Allan Detsky, guest editorialist in the October 24 issue of CMAJ, writes about conflicts of interest in writing guidelines. Financial conflicts of interest due to drug company ties are generally mentioned while other types of conflicts are ignored, Detsky notes. Underappreciated conflicts include a personal stake (reputation, academic career) as well as incentives to promote one’s specialty.

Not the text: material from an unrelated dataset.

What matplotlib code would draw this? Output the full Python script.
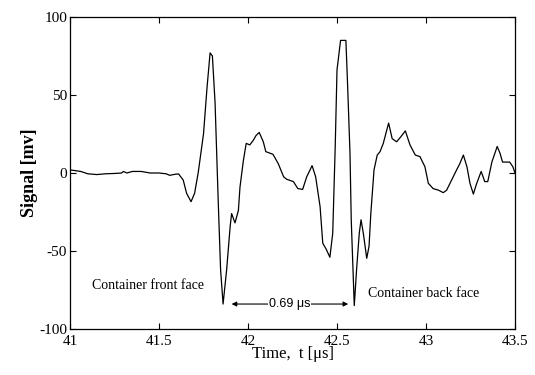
import numpy as np
import matplotlib
matplotlib.use("Agg")
import matplotlib.pyplot as plt

# waveform (time in us, signal in mV)
t_us = [41.00, 41.03, 41.06, 41.10, 41.15, 41.20, 41.25, 41.29, 41.30, 41.32,
        41.35, 41.40, 41.45, 41.50, 41.54, 41.56, 41.59, 41.61, 41.636, 41.655,
        41.68, 41.70, 41.72, 41.75, 41.77, 41.787, 41.80, 41.815, 41.833, 41.846,
        41.86, 41.88, 41.90, 41.908, 41.927, 41.946, 41.955, 41.974, 41.99, 42.01,
        42.03, 42.045, 42.063, 42.086, 42.10, 42.14, 42.17, 42.20, 42.217, 42.255,
        42.28, 42.307, 42.33, 42.36, 42.38, 42.405, 42.42, 42.44, 42.46, 42.476,
        42.49, 42.50, 42.52, 42.55, 42.56, 42.573, 42.58, 42.597, 42.61, 42.625,
        42.635, 42.648, 42.667, 42.68, 42.69, 42.708, 42.726, 42.742, 42.76, 42.79,
        42.81, 42.835, 42.857, 42.884, 42.91, 42.94, 42.966, 42.994, 43.013, 43.04,
        43.07, 43.097, 43.116, 43.144, 43.172, 43.19, 43.21, 43.23, 43.247, 43.266,
        43.285, 43.31, 43.33, 43.347, 43.37, 43.40, 43.416, 43.43, 43.47, 43.488,
        43.50]
signal = [2.0, 1.5, 1.0, -0.5, -1.0, -0.5, -0.3, 0.0, 1.0, 0.0,
          1.0, 1.0, 0.0, 0.0, -0.5, -1.5, -0.8, -0.6, -4.5, -13.0,
          -18.4, -13.0, 0.0, 25.0, 55.0, 77.0, 75.0, 45.0, -19.0, -62.0,
          -84.0, -62.0, -34.0, -26.0, -32.0, -24.0, -9.0, 8.0, 19.0, 18.0,
          21.0, 24.0, 26.0, 20.0, 13.7, 12.0, 6.0, -2.4, -4.0, -5.5,
          -10.0, -10.5, -2.4, 4.7, -2.4, -21.6, -45.0, -49.0, -54.0, -38.7,
          17.0, 66.0, 85.0, 85.0, 55.0, 12.6, -30.0, -85.0, -62.0, -38.7,
          -30.0, -38.7, -54.7, -47.0, -26.0, 2.0, 11.5, 13.7, 19.0, 32.0,
          22.0, 20.0, 23.0, 27.0, 18.0, 11.5, 10.5, 4.0, -6.6, -10.0,
          -11.0, -12.6, -11.0, -4.5, 2.0, 6.0, 11.5, 4.0, -6.6, -13.5,
          -6.6, 1.0, -5.5, -5.5, 7.0, 17.0, 12.6, 7.0, 7.0, 4.0,
          0.0]

front_label = "Container front face"
back_label = "Container back face"
gap_start, gap_end = 41.908, 42.563
gap_label = "0.69 \u03bcs"

x_ticks = [41, 41.5, 42, 42.5, 43, 43.5]
x_ticklabels = ["41", "41.5", "42", "42.5", "43", "43.5"]
y_ticks = [-100, -50, 0, 50, 100]

plt.rcParams["font.family"] = "Liberation Serif"
plt.rcParams["axes.unicode_minus"] = False

fig = plt.figure(figsize=(5.35, 3.75), dpi=100)
ax = fig.add_axes([70 / 535, 1 - 329 / 375, 445 / 535, 312 / 375])

ax.plot(t_us, signal, color="black", lw=0.9)

ax.set_xlim(41, 43.5)
ax.set_ylim(-100, 100)
ax.set_xticks(x_ticks)
ax.set_xticklabels(x_ticklabels)
ax.set_yticks(y_ticks)
ax.tick_params(direction="in", top=True, right=True, length=4, width=0.8,
               labelsize=11, pad=2)
ax.tick_params(axis="x", pad=4)
for s in ax.spines.values():
    s.set_linewidth(0.9)

ax.set_xlabel("Time,  t [\u03bcs]", fontsize=12, labelpad=-1)
ax.set_ylabel("Signal [mv]", fontsize=13, fontweight="bold", labelpad=1)

ax.text(41.124, -72, front_label, fontsize=10, va="center", ha="left")
ax.text(42.674, -77, back_label, fontsize=10, va="center", ha="left")

ax.annotate("", xy=(gap_start, -84), xytext=(gap_end, -84),
            arrowprops=dict(arrowstyle="<|-|>", color="black", lw=0.8,
                            mutation_scale=7, shrinkA=0, shrinkB=0))
ax.text((gap_start + gap_end) / 2, -84, gap_label, fontsize=9,
        family="Liberation Sans", ha="center", va="center",
        bbox=dict(facecolor="white", edgecolor="none", pad=0.5))

fig.savefig("out.png", dpi=100)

If conflicts of interest invalidate the development of guidelines perhaps we should question how the American College of Gastroenterology writes guidelines pertaining to endoscopy or whether the American College of Cardiology should write guidelines for coronary interventions. Such conflicts, though less tangible, are no less powerful than those involving drug company money. The journals tend to ignore them, as Detsky notes in this example: “A recent review article in the New England Journal of Medicine promoted positron-emission tomography (PET) scans for cancer assessment; of the 2 coauthors, 1 was a radiologist (who, I assume, reads PET scans). The article contained a statement that ‘No potential conflict of interest relevant to this article was reported.’ Really?”
Political agendas create powerful conflicts of interest as I have noted here, here and here. I first wrote about the “other” conflicts of interest over a year ago here.
In Detsky’s concluding paragraph he states “Although these other influences may be even more difficult to document and quantify than financial ties, they are no less important.”
Thanks to DB for pointing me to the editorial.